> [Task goal]:
With all pictures omitted, return verbatim the lines from the beginning of the records below through the line containing "(o4) at (318,414);".

(Records)
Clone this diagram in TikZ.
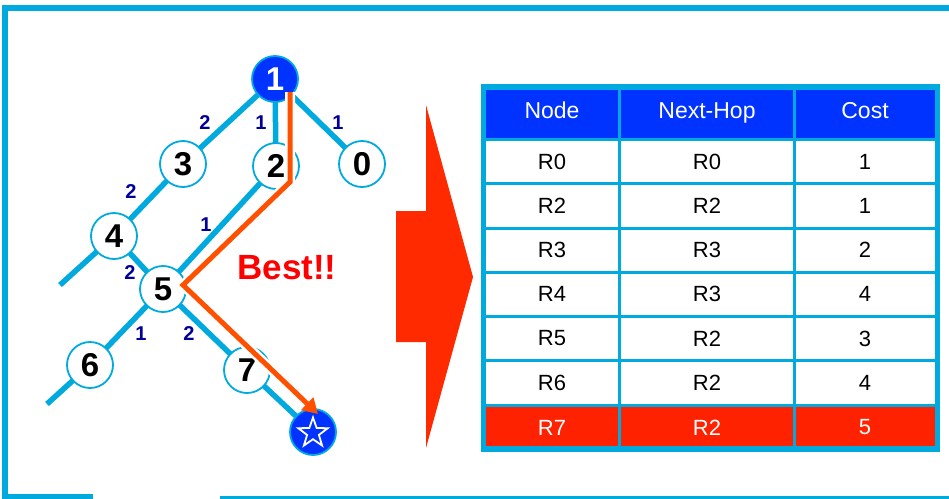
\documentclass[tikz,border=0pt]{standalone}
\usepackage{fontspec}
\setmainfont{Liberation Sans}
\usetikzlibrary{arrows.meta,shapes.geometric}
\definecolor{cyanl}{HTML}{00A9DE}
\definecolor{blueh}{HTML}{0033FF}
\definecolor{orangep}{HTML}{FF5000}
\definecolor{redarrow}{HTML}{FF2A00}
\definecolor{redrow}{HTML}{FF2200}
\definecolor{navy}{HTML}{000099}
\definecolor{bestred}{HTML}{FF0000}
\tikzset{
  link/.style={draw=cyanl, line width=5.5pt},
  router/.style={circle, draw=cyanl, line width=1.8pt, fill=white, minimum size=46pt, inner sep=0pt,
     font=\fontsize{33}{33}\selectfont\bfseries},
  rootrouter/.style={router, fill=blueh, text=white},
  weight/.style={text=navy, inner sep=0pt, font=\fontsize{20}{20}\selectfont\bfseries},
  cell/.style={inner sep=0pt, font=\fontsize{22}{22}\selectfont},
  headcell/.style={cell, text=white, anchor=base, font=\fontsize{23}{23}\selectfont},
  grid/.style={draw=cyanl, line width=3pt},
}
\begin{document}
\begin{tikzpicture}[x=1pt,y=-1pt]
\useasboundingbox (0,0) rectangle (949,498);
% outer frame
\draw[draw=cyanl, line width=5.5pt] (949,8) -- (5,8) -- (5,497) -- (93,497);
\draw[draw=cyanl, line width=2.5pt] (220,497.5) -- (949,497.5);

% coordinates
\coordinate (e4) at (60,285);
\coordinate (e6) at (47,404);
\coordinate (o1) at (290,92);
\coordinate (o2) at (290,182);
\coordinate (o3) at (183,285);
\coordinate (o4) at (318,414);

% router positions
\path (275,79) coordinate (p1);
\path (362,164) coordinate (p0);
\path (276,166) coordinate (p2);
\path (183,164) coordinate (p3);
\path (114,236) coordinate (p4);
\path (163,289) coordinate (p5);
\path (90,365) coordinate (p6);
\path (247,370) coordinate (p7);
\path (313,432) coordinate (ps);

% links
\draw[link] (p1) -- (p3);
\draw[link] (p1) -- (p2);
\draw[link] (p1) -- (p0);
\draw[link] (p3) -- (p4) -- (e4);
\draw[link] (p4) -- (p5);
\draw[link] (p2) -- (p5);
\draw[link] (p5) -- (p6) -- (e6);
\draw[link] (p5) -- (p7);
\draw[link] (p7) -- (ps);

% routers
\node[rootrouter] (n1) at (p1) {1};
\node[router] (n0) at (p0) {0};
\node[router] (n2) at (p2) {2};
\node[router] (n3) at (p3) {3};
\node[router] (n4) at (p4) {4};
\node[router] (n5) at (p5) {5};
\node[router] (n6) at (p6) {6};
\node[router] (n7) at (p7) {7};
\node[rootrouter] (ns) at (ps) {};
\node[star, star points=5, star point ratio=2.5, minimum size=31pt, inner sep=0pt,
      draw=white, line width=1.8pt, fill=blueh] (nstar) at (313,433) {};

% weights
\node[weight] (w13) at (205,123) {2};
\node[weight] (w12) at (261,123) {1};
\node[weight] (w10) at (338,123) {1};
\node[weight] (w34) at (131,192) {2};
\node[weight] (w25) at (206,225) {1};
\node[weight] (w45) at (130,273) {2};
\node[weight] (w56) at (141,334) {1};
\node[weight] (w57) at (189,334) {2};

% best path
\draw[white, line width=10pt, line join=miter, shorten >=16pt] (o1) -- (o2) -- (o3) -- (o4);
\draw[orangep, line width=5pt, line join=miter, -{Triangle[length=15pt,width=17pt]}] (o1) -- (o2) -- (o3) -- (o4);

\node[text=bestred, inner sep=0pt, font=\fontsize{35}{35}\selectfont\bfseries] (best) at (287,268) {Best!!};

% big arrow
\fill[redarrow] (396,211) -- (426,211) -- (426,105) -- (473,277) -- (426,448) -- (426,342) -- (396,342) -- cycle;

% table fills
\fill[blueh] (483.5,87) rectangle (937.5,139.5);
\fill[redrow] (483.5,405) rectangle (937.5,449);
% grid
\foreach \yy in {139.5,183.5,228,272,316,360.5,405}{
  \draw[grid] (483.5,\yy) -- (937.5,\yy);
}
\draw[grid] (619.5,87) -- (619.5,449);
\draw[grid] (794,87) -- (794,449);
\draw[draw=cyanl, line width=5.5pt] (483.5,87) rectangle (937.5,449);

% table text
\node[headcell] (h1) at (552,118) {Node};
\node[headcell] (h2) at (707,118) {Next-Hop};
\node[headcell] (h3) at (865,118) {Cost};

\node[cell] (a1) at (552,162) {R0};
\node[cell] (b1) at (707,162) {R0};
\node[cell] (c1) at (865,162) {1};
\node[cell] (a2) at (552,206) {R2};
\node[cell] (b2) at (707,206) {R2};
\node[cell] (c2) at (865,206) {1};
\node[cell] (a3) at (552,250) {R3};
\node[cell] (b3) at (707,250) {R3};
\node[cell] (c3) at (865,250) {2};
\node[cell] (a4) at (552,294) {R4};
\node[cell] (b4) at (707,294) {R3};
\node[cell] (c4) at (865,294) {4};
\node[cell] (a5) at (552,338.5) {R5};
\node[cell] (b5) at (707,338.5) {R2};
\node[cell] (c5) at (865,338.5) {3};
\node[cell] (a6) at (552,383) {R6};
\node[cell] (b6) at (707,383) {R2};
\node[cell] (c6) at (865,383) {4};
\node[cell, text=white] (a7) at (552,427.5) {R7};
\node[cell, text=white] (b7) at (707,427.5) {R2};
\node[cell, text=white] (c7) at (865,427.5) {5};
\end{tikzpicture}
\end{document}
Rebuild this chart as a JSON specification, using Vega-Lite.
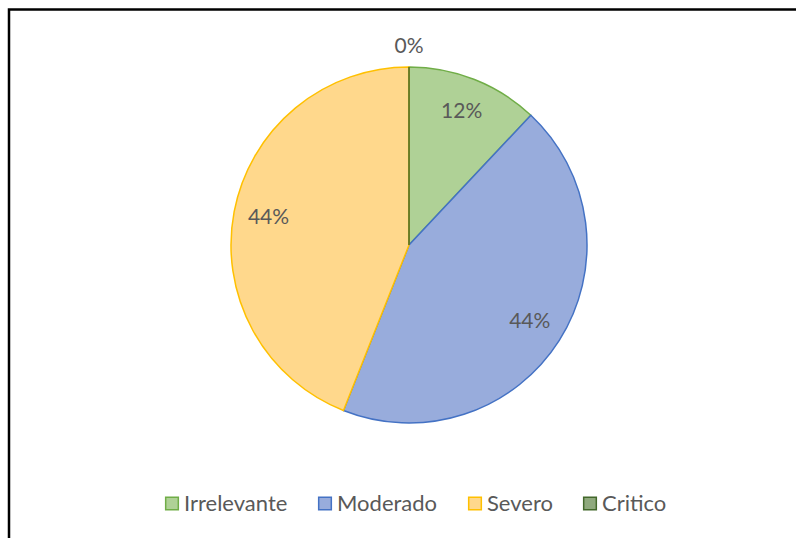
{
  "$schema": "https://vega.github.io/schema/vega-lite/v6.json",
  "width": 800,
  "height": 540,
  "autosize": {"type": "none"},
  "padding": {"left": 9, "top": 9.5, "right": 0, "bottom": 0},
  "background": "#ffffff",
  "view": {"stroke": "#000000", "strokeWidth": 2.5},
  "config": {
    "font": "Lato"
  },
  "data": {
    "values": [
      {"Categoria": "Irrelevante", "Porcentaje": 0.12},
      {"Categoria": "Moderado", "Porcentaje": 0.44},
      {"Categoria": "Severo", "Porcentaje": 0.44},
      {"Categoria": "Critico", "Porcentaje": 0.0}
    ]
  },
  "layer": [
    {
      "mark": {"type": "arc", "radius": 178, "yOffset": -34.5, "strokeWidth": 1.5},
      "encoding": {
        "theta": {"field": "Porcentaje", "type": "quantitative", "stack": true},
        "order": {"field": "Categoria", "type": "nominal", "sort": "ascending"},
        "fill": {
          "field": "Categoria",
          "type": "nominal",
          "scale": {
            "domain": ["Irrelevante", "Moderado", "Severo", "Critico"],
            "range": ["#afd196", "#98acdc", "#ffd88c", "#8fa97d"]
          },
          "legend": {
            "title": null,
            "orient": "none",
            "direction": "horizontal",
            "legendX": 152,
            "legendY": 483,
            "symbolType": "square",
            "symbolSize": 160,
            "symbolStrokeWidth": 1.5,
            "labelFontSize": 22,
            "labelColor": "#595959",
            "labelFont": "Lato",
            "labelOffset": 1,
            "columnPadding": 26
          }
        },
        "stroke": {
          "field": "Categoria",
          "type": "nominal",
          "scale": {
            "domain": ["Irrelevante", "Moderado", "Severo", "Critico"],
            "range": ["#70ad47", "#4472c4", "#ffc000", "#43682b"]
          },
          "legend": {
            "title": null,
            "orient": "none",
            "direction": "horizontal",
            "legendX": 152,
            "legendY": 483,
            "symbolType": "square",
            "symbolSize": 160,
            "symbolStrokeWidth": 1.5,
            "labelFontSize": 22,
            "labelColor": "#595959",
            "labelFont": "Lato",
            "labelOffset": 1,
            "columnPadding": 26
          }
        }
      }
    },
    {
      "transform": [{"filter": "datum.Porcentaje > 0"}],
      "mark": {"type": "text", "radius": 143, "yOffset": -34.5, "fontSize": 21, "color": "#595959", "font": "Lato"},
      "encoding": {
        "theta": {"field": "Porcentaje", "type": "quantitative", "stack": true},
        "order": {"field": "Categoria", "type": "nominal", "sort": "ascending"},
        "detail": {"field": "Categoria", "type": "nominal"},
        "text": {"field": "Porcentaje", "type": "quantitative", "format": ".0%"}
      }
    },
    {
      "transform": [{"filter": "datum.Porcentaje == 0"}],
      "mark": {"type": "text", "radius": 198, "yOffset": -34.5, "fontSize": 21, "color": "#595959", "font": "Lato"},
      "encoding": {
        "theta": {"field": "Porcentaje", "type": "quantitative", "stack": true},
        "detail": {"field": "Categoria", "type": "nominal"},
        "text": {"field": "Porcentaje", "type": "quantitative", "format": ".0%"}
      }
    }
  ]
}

> [Response to this exercise]:
Clone this diagram in TikZ.
\documentclass[tikz,border=0pt]{standalone}
\usepackage{fontspec}
\setmainfont{Liberation Sans}
\usetikzlibrary{arrows.meta,shapes.geometric}
\definecolor{cyanl}{HTML}{00A9DE}
\definecolor{blueh}{HTML}{0033FF}
\definecolor{orangep}{HTML}{FF5000}
\definecolor{redarrow}{HTML}{FF2A00}
\definecolor{redrow}{HTML}{FF2200}
\definecolor{navy}{HTML}{000099}
\definecolor{bestred}{HTML}{FF0000}
\tikzset{
  link/.style={draw=cyanl, line width=5.5pt},
  router/.style={circle, draw=cyanl, line width=1.8pt, fill=white, minimum size=46pt, inner sep=0pt,
     font=\fontsize{33}{33}\selectfont\bfseries},
  rootrouter/.style={router, fill=blueh, text=white},
  weight/.style={text=navy, inner sep=0pt, font=\fontsize{20}{20}\selectfont\bfseries},
  cell/.style={inner sep=0pt, font=\fontsize{22}{22}\selectfont},
  headcell/.style={cell, text=white, anchor=base, font=\fontsize{23}{23}\selectfont},
  grid/.style={draw=cyanl, line width=3pt},
}
\begin{document}
\begin{tikzpicture}[x=1pt,y=-1pt]
\useasboundingbox (0,0) rectangle (949,498);
% outer frame
\draw[draw=cyanl, line width=5.5pt] (949,8) -- (5,8) -- (5,497) -- (93,497);
\draw[draw=cyanl, line width=2.5pt] (220,497.5) -- (949,497.5);

% coordinates
\coordinate (e4) at (60,285);
\coordinate (e6) at (47,404);
\coordinate (o1) at (290,92);
\coordinate (o2) at (290,182);
\coordinate (o3) at (183,285);
\coordinate (o4) at (318,414);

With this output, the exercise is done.